## Written exercise
Each line below should be retyped exactly, with no pictures.

## Data segment
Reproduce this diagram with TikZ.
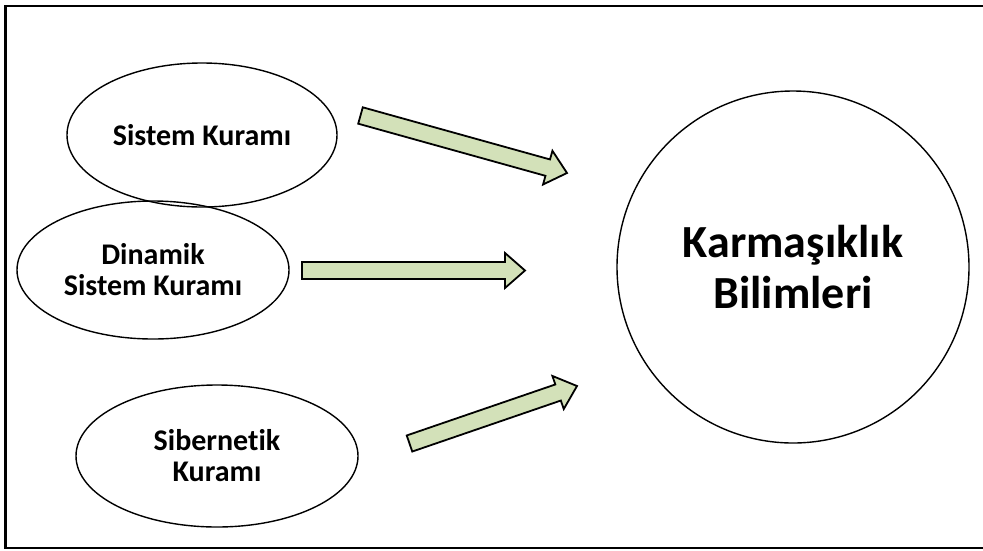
\documentclass[tikz,border=0pt]{standalone}
\usepackage{fontspec}
\setmainfont{Carlito}[Ligatures=NoCommon]
\usetikzlibrary{shapes.geometric,calc}
\definecolor{arrowgreen}{HTML}{D3E1B9}
\tikzset{
  ellnode/.style={draw=black, line width=1.4pt, ellipse, inner sep=0pt, align=center,
    font=\bfseries\fontsize{30}{31}\selectfont},
  bignode/.style={draw=black, line width=1.4pt, circle, inner sep=0pt, align=center,
    font=\bfseries\fontsize{46}{51}\selectfont},
  frame/.style={draw=black, line width=2.3pt},
  blockarrow/.style={draw=black, fill=arrowgreen, line width=1.8pt, line join=miter},
}
\newcommand\blockarr[2]{%
  \path (#2) coordinate (ba-tip) ($(#2)!20pt!(#1)$) coordinate (ba-base);
  \draw[blockarrow]
    ($(#1)!8.5pt!90:(ba-tip)$) --
    ($(ba-base)!8.5pt!90:(ba-tip)$) --
    ($(ba-base)!17.5pt!90:(ba-tip)$) --
    (ba-tip) --
    ($(ba-base)!17.5pt!-90:(ba-tip)$) --
    ($(ba-base)!8.5pt!-90:(ba-tip)$) --
    ($(#1)!8.5pt!-90:(ba-tip)$) -- cycle;
}
\begin{document}
\begin{tikzpicture}[x=1pt,y=-1pt]
  \clip (0,0) rectangle (983,550);
  \draw[frame] (5.5,6) rectangle (995,548);

  \node[ellnode, minimum width=270pt, minimum height=144pt] (sk) at (202,135) {Sistem Kuramı};
  \node[ellnode, minimum width=272pt, minimum height=138pt] (dsk) at (153,270) {Dinamik\\Sistem Kuramı};
  \node[ellnode, minimum width=282pt, minimum height=142pt] (sib) at (217,456) {Sibernetik\\Kuramı};
  \node[bignode, minimum size=352pt] (kb) at (793,267) {Karmaşıklık\\Bilimleri};

  \coordinate (a1s) at (360.5,115.5);
  \coordinate (a1e) at (567,173);
  \coordinate (a2s) at (302,270.5);
  \coordinate (a2e) at (525,270.5);
  \coordinate (a3s) at (409.5,443.5);
  \coordinate (a3e) at (577,386);
  \blockarr{a1s}{a1e}
  \blockarr{a2s}{a2e}
  \blockarr{a3s}{a3e}
\end{tikzpicture}
\end{document}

## Completed exercise
Reproduce this diagram with TikZ.
\documentclass[tikz,border=0pt]{standalone}
\usepackage{fontspec}
\setmainfont{Carlito}[Ligatures=NoCommon]
\usetikzlibrary{shapes.geometric,calc}
\definecolor{arrowgreen}{HTML}{D3E1B9}
\tikzset{
  ellnode/.style={draw=black, line width=1.4pt, ellipse, inner sep=0pt, align=center,
    font=\bfseries\fontsize{30}{31}\selectfont},
  bignode/.style={draw=black, line width=1.4pt, circle, inner sep=0pt, align=center,
    font=\bfseries\fontsize{46}{51}\selectfont},
  frame/.style={draw=black, line width=2.3pt},
  blockarrow/.style={draw=black, fill=arrowgreen, line width=1.8pt, line join=miter},
}
\newcommand\blockarr[2]{%
  \path (#2) coordinate (ba-tip) ($(#2)!20pt!(#1)$) coordinate (ba-base);
  \draw[blockarrow]
    ($(#1)!8.5pt!90:(ba-tip)$) --
    ($(ba-base)!8.5pt!90:(ba-tip)$) --
    ($(ba-base)!17.5pt!90:(ba-tip)$) --
    (ba-tip) --
    ($(ba-base)!17.5pt!-90:(ba-tip)$) --
    ($(ba-base)!8.5pt!-90:(ba-tip)$) --
    ($(#1)!8.5pt!-90:(ba-tip)$) -- cycle;
}
\begin{document}
\begin{tikzpicture}[x=1pt,y=-1pt]
  \clip (0,0) rectangle (983,550);
  \draw[frame] (5.5,6) rectangle (995,548);

  \node[ellnode, minimum width=270pt, minimum height=144pt] (sk) at (202,135) {Sistem Kuramı};
  \node[ellnode, minimum width=272pt, minimum height=138pt] (dsk) at (153,270) {Dinamik\\Sistem Kuramı};
  \node[ellnode, minimum width=282pt, minimum height=142pt] (sib) at (217,456) {Sibernetik\\Kuramı};
  \node[bignode, minimum size=352pt] (kb) at (793,267) {Karmaşıklık\\Bilimleri};

  \coordinate (a1s) at (360.5,115.5);
  \coordinate (a1e) at (567,173);
  \coordinate (a2s) at (302,270.5);
  \coordinate (a2e) at (525,270.5);
  \coordinate (a3s) at (409.5,443.5);
  \coordinate (a3e) at (577,386);
  \blockarr{a1s}{a1e}
  \blockarr{a2s}{a2e}
  \blockarr{a3s}{a3e}
\end{tikzpicture}
\end{document}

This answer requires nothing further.